Shehu also received a new wood stove, which is practically her home's only furnishing. She has received regular supplies of food, a small amount of cash, and six chickens. This spring, the European Union begins what will likely be many years of reconstruction in Kosovo, and Mala Krusa is in the plans.
Few people in Mala Krusa can say their life today is better than it was in years past. But at least in the abstract, they can affirm the fruits of NATO's intervention, however much it cost them. While Kosovo technically remains a province of Serbia, it has been under de facto control of KFOR, the NATO-led protection force, and United Nations civil administrators since last June, when Yugoslav forces withdrew.
"We are free," said Florim Hajdari, who fought with the Kosovo Liberation Army (KLA), the ethnic Albanian force that oposed the Yugoslav military in Kosovo. "We're free to go anywhere we want. We didn't have that before." Mr. Hajdari lost his father and five brothers in last year's massacre.
But the blend of newfound freedom and past suffering has proven disastrous for the province's remaining Serbs and dismaying for Western officials. Many ethnic Albanians have returned not only to reclaim the jobs and liberties once denied them, but also to exact vengeance against non-Albanians, who continue to flee.
"It's wrong to think the bombing campaign ended the war," says Bernard Kouchner, the top UN official in Kosovo. "The confrontation between men goes on. The hatreds are stronger."
Repeated violence between Serbs and ethnic Albanians in the divided city of Mitrovica, in northern Kosovo, has prompted France and Italy to bolster their peacekeeping presence there. Reports of clashes between Serb police and a new ethnic-Albanian force linked to the disbanded KLA in Serbia proper are also worrying to Western officials. American peacekeepers have increased patrols along parts of the border between Kosovo and the rest of Serbia in an effort to prevent cross-border attacks.
In a report released March 21, NATO Sec.-Gen. George Robertson warned that the people of Kosovo "must seize the opportunities presented or risk losing the goodwill and backing of the international community.... Ethnic hatred must be set aside if the future is to be truly different.
He added that the NATO bombing campaign and subsequent deployment of 40,000 peacekeepers had only provided "a platform to build upon."
"There is a risk that hard-won success could drift away," Mr. Robertson said, repeating a call for more money and international police to restore law and order in Kosovo. "There should be no illusions," he said. "The task remaining is formidable."
On March 19, about 150 Serbs jammed into a 14th-century stone church at the Orthodox monastery in Gracanica, a Serb village about 40 miles north of Mala Krusa.

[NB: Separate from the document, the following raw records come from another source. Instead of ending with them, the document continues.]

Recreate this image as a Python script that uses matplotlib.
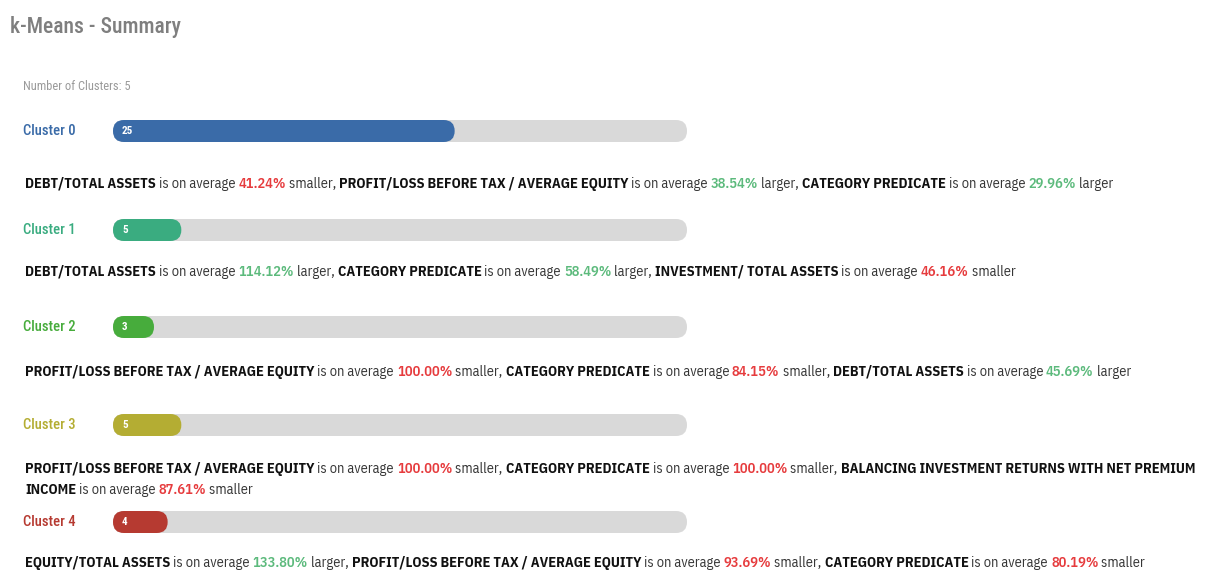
import matplotlib
matplotlib.use("Agg")
import matplotlib.pyplot as plt
from matplotlib.patches import FancyBboxPatch

# cluster sizes and their colours
clusters = ["Cluster 0", "Cluster 1", "Cluster 2", "Cluster 3", "Cluster 4"]
counts = [25, 5, 3, 5, 4]
colors = ["#3a6ba8", "#3aac80", "#47ac3c", "#b4ad33", "#b63a31"]

# three strongest deviations per cluster: (feature, percent, direction)
features = [
    ["DEBT/TOTAL ASSETS", "PROFIT/LOSS BEFORE TAX / AVERAGE EQUITY", "CATEGORY PREDICATE"],
    ["DEBT/TOTAL ASSETS", "CATEGORY PREDICATE", "INVESTMENT/ TOTAL ASSETS"],
    ["PROFIT/LOSS BEFORE TAX / AVERAGE EQUITY", "CATEGORY PREDICATE", "DEBT/TOTAL ASSETS"],
    ["PROFIT/LOSS BEFORE TAX / AVERAGE EQUITY", "CATEGORY PREDICATE",
     "BALANCING INVESTMENT RETURNS WITH NET PREMIUM INCOME"],
    ["EQUITY/TOTAL ASSETS", "PROFIT/LOSS BEFORE TAX / AVERAGE EQUITY", "CATEGORY PREDICATE"],
]
percents = [
    [41.24, 38.54, 29.96],
    [114.12, 58.49, 46.16],
    [100.00, 84.15, 45.69],
    [100.00, 100.00, 87.61],
    [133.80, 93.69, 80.19],
]
directions = [
    ["smaller", "larger", "larger"],
    ["larger", "larger", "smaller"],
    ["smaller", "smaller", "larger"],
    ["smaller", "smaller", "smaller"],
    ["larger", "smaller", "smaller"],
]

W, H = 1208, 575
RED = "#e63b3d"
GREEN = "#5cba7c"
BODY = "IBM Plex Sans Condensed"
LABEL = "Roboto Condensed"

fig = plt.figure(figsize=(W / 100, H / 100), dpi=100)
ax = fig.add_axes([0, 0, 1, 1])
ax.set_xlim(0, W)
ax.set_ylim(H, 0)
ax.axis("off")

# bar area: one axes spanning the track width, x in cluster counts
x0, x1 = 113, 687
total = sum(counts)
bax = fig.add_axes([x0 / W, 0, (x1 - x0) / W, 1])
bax.set_xlim(0, total)
bax.set_ylim(H, 0)
bax.axis("off")
sx = (x1 - x0) / total  # px per count
bar_h = 22

ax.text(10, 27, "k-Means - Summary", family=LABEL, fontsize=15.5, weight="medium",
        color="#7f7f7f", va="center", ha="left")
ax.text(23, 86, "Number of Clusters: 5", family=LABEL, fontsize=9, color="#9a9a9a",
        va="center", ha="left")

renderer = fig.canvas.get_renderer()


def text_width(s, **kw):
    t = ax.text(0, 0, s, **kw)
    w = t.get_window_extent(renderer).width
    t.remove()
    return w


def advance(s, **kw):
    # width including spaces and side bearings
    return text_width("|" + s + "|", **kw) - text_width("||", **kw)


FS = 10.35
style_n = dict(family=BODY, fontsize=FS, color="#363636")
style_b = dict(family=BODY, fontsize=FS, color="#111111", weight="bold")


def draw_line(segments, x, y, x_max=1208, line_h=21):
    start = x
    for txt, st in segments:
        while txt:
            if x + advance(txt.rstrip(), **st) <= x_max:
                ax.text(x, y, txt, va="baseline", ha="left", **st)
                x += advance(txt, **st)
                break
            # wrap: keep as many words as fit on this line
            words = txt.split(" ")
            n = len(words)
            while n > 0 and x + advance(" ".join(words[:n]), **st) > x_max:
                n -= 1
            head = " ".join(words[:n])
            if head.strip():
                ax.text(x, y, head, va="baseline", ha="left", **st)
            txt = " ".join(words[n:]).lstrip()
            x = start
            y += line_h


row_y = [131, 230, 327, 425, 522]
text_y = [188, 276, 376, 473, 567]

for i, name in enumerate(clusters):
    yc = row_y[i]
    ax.text(23, yc, name, family=LABEL, fontsize=10.5, weight="medium", color=colors[i],
            va="center", ha="left")
    r = (bar_h / 2) / sx
    track = FancyBboxPatch((0, yc - bar_h / 2), total, bar_h,
                           boxstyle=f"round,pad=0,rounding_size={r}",
                           mutation_aspect=sx, fc="#d9d9d9", ec="none")
    bax.add_patch(track)
    fill = FancyBboxPatch((0, yc - bar_h / 2), counts[i], bar_h,
                          boxstyle=f"round,pad=0,rounding_size={r}",
                          mutation_aspect=sx, fc=colors[i], ec="none")
    bax.add_patch(fill)
    bax.text(9 / sx, yc, str(counts[i]), fontsize=8, color="white", weight="bold",
             family=LABEL, va="center", ha="left")

    segs = []
    for j in range(3):
        pc = RED if directions[i][j] == "smaller" else GREEN
        segs.append((features[i][j], style_b))
        segs.append((" is on average ", style_n))
        segs.append((f"{percents[i][j]:.2f}%", dict(style_n, color=pc, weight="semibold")))
        segs.append((" " + directions[i][j] + (", " if j < 2 else ""), style_n))
    draw_line(segs, 25, text_y[i])

fig.savefig("out.png", dpi=100, facecolor="white")
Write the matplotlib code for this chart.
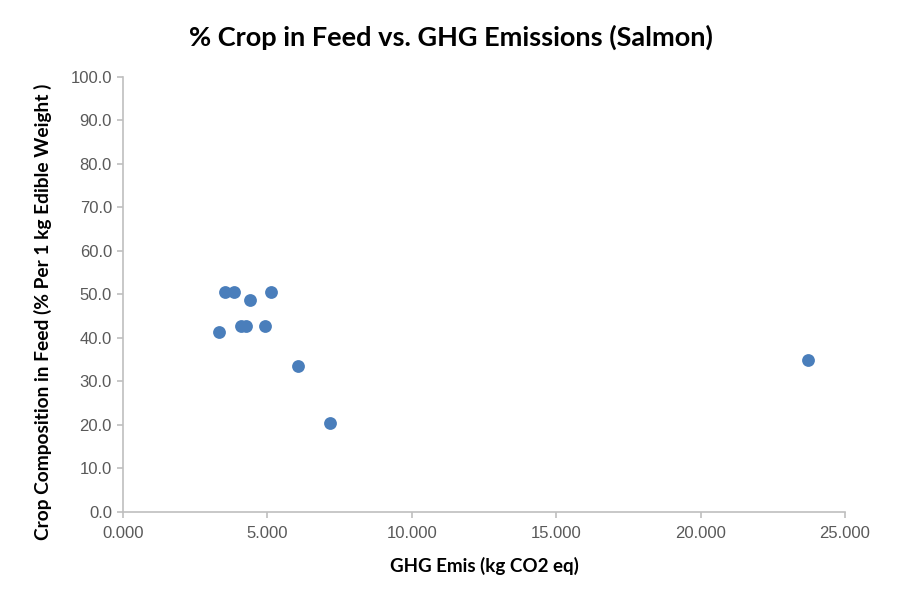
import matplotlib
matplotlib.use("Agg")
import matplotlib.pyplot as plt
from matplotlib.ticker import FormatStrFormatter, MultipleLocator

ghg = [3.52, 3.85, 4.39, 5.13, 3.33, 4.09, 4.27, 4.92, 6.05, 7.17, 23.71]
crop = [50.6, 50.6, 48.6, 50.6, 41.4, 42.8, 42.8, 42.8, 33.6, 20.3, 34.8]

fig = plt.figure(figsize=(9.02, 6.02), dpi=100)
ax = fig.add_axes([0.1364, 0.15, 0.9368 - 0.1364, 0.8726 - 0.15])
ax.scatter(ghg, crop, s=85, color="#4a7ebb", zorder=3, linewidths=0)

ax.set_xlim(0, 25)
ax.set_ylim(0, 100)
ax.xaxis.set_major_locator(MultipleLocator(5))
ax.yaxis.set_major_locator(MultipleLocator(10))
ax.xaxis.set_major_formatter(FormatStrFormatter("%.3f"))
ax.yaxis.set_major_formatter(FormatStrFormatter("%.1f"))

for s in ["top", "right"]:
    ax.spines[s].set_visible(False)
for s in ["left", "bottom"]:
    ax.spines[s].set_color("#bfbfbf")
    ax.spines[s].set_linewidth(1.2)
ax.tick_params(colors="#bfbfbf", labelcolor="#595959", labelsize=12, length=4, width=1.2, direction="out")
for lab in ax.get_xticklabels() + ax.get_yticklabels():
    lab.set_family("Liberation Sans")
ax.tick_params(axis="x", pad=6)
ax.tick_params(axis="y", pad=4)

ax.set_xlabel("GHG Emis (kg CO2 eq)", fontsize=13.5, fontweight="bold", family="Lato", labelpad=12)
fig.text(43 / 902, 1 - 312 / 602, "Crop Composition in Feed (% Per 1 kg Edible Weight )", rotation=90,
         ha="center", va="center", fontsize=13.8, fontweight="bold", family="Lato")
fig.text(0.5, 1 - 37 / 602, "% Crop in Feed vs. GHG Emissions (Salmon)", ha="center", va="center",
         fontsize=19.5, fontweight="bold", family="Lato")

fig.savefig("out.png", dpi=100)
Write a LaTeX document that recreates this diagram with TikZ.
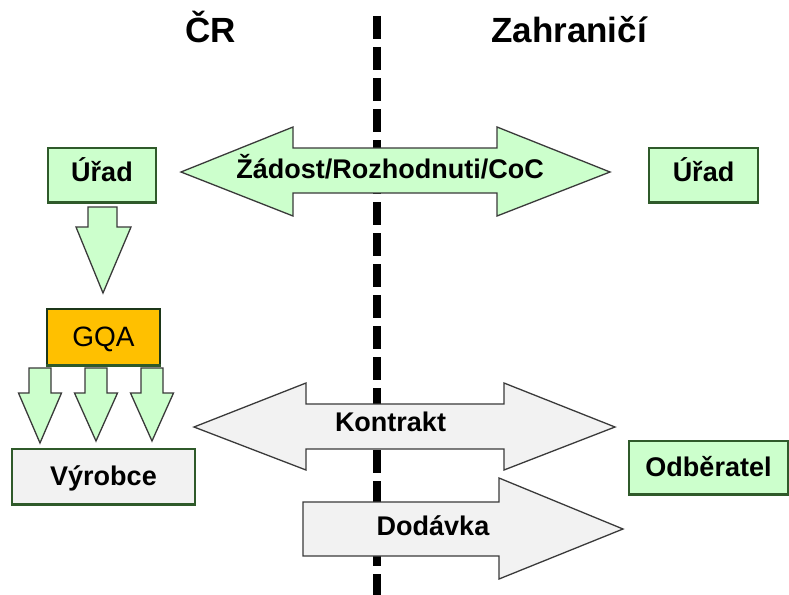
\documentclass[tikz,border=0pt]{standalone}
\usepackage{fontspec}
\setmainfont{Liberation Sans}
\definecolor{lgreen}{HTML}{CCFFCC}
\definecolor{dgreen}{HTML}{2F5A2A}
\definecolor{agray}{HTML}{3A3A3A}
\definecolor{lgray}{HTML}{F2F2F2}
\definecolor{gqacol}{HTML}{FFC000}
\tikzset{
  lbl/.style={font=\fontsize{27}{30}\selectfont\bfseries, inner sep=0pt, anchor=base},
  headlbl/.style={font=\fontsize{35}{40}\selectfont\bfseries, inner sep=0pt, anchor=base},
  boxbase/.style={draw=dgreen, line width=1.3pt, inner sep=0pt, text depth=0pt,
    font=\fontsize{27}{30}\selectfont\bfseries},
  greenbox/.style={boxbase, fill=lgreen},
  graybox/.style={boxbase, fill=lgray},
  gqabox/.style={boxbase, fill=gqacol, draw=dgreen!60!black, font=\fontsize{28}{30}\selectfont},
  boxfoot/.style={draw=dgreen, line width=2.6pt},
  garrow/.style={fill=lgreen, draw=agray, line width=1.3pt, line join=miter},
  grarrow/.style={fill=lgray, draw=agray, line width=1.3pt, line join=miter},
  divider/.style={line width=8pt, dash pattern=on 23pt off 8pt},
}
\begin{document}
\begin{tikzpicture}[x=1pt, y=-1pt]
\useasboundingbox (0,0) rectangle (789,594);
\fill[white] (0,0) rectangle (789,594);

% divider
\coordinate (divtop) at (377,16);
\coordinate (divbot) at (377,598);
\draw[divider] (divtop) -- (divbot);

% headings
\node[headlbl] (cr) at (211,43) {ČR};
\node[headlbl] (zahr) at (569,43) {Zahraničí};

% boxes
\node[greenbox, minimum width=108pt, minimum height=54pt, text height=13.4pt] (u1) at (102,175) {Úřad};
\draw[boxfoot] (u1.south west) -- (u1.south east);
\node[greenbox, minimum width=109pt, minimum height=54pt, text height=13.4pt] (u2) at (703.5,175) {Úřad};
\draw[boxfoot] (u2.south west) -- (u2.south east);
\node[gqabox, minimum width=113pt, minimum height=56pt, text height=19.4pt] (gqa) at (103.5,337) {GQA};
\draw[boxfoot] (gqa.south west) -- (gqa.south east);
\node[graybox, minimum width=183pt, minimum height=55pt, text height=17pt] (vyr) at (103.5,476.5) {Výrobce};
\draw[boxfoot] (vyr.south west) -- (vyr.south east);
\node[greenbox, minimum width=159pt, minimum height=53pt, text height=18.4pt] (odb) at (708.5,467.5) {Odběratel};
\draw[boxfoot] (odb.south west) -- (odb.south east);

% Zadost double arrow
\draw[garrow] (181,172) -- (293,127) -- (293,148) -- (497,148) -- (497,127) -- (610,172)
  -- (497,216) -- (497,193) -- (293,193) -- (293,216) -- cycle;
\node[lbl] (zad) at (390,178.3) {Žádost/Rozhodnuti/CoC};

% Urad -> GQA arrow
\draw[garrow] (88,207) -- (117,207) -- (117,227) -- (131,227) -- (103,293) -- (76,227) -- (88,227) -- cycle;

% GQA -> Vyrobce arrows
\foreach \cx/\tip in {40/443, 96/441, 152/441}{
  \draw[garrow] (\cx-11,368) -- (\cx+11,368) -- (\cx+11,393) -- (\cx+21.5,393) -- (\cx,\tip)
    -- (\cx-21.5,393) -- (\cx-11,393) -- cycle;
}

% Kontrakt double arrow
\draw[grarrow] (194,427) -- (306,383) -- (306,404) -- (504,404) -- (504,383) -- (615,427)
  -- (504,470) -- (504,449) -- (306,449) -- (306,470) -- cycle;
\node[lbl] (kon) at (390.5,431.7) {Kontrakt};

% Dodavka arrow
\draw[grarrow] (303,502) -- (499,502) -- (499,478) -- (623,529) -- (499,579) -- (499,556) -- (303,556) -- cycle;
\node[lbl] (dod) at (433,535) {Dodávka};
\end{tikzpicture}
\end{document}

With some 7,000 Serbs, it is one of the largest Serb enclaves left in Kosovo. The leader of Kosovo's Orthodox Christian Serbs, Bishop Artemje, delivered the sermon. "For a long time, there have been many people who have fallen away from our religion," he said.
"Because of that, God is punishing us. Because of that, we are going through the fire of suffering."
He made no mention of ethnic Albanian suffering, which Serbs have for the most part ignored or denied. In any case, the bishop, with all the authority of his glittering gold miter, assured his people that better times would come. But some in the congregation doubt his words.
"What can I do?" asked a young man named Dragan after the service. "My friends have gone away. I think the future is to go in Serbia or somewhere else. For young people there is no future here. I feel like a bird in a cage." His sisters have already left, he says, for Serbia, Germany, and the United States. His father, Radivoje, is more defiant. "This is my house, my land, my graves," he says. "I won't go."
The anguish so evident in Mala Krusa may help explain why ethnic Albanians continue to persecute Serbs and other minorities in Kosovo. The village is now entirely ethnic Albanian, while before the war 1 person in 5 was a Serb. The idea of living with Serbs is almost unthinkable.
"Never," says Shehu. "Because of what they did, I never want to see them here again."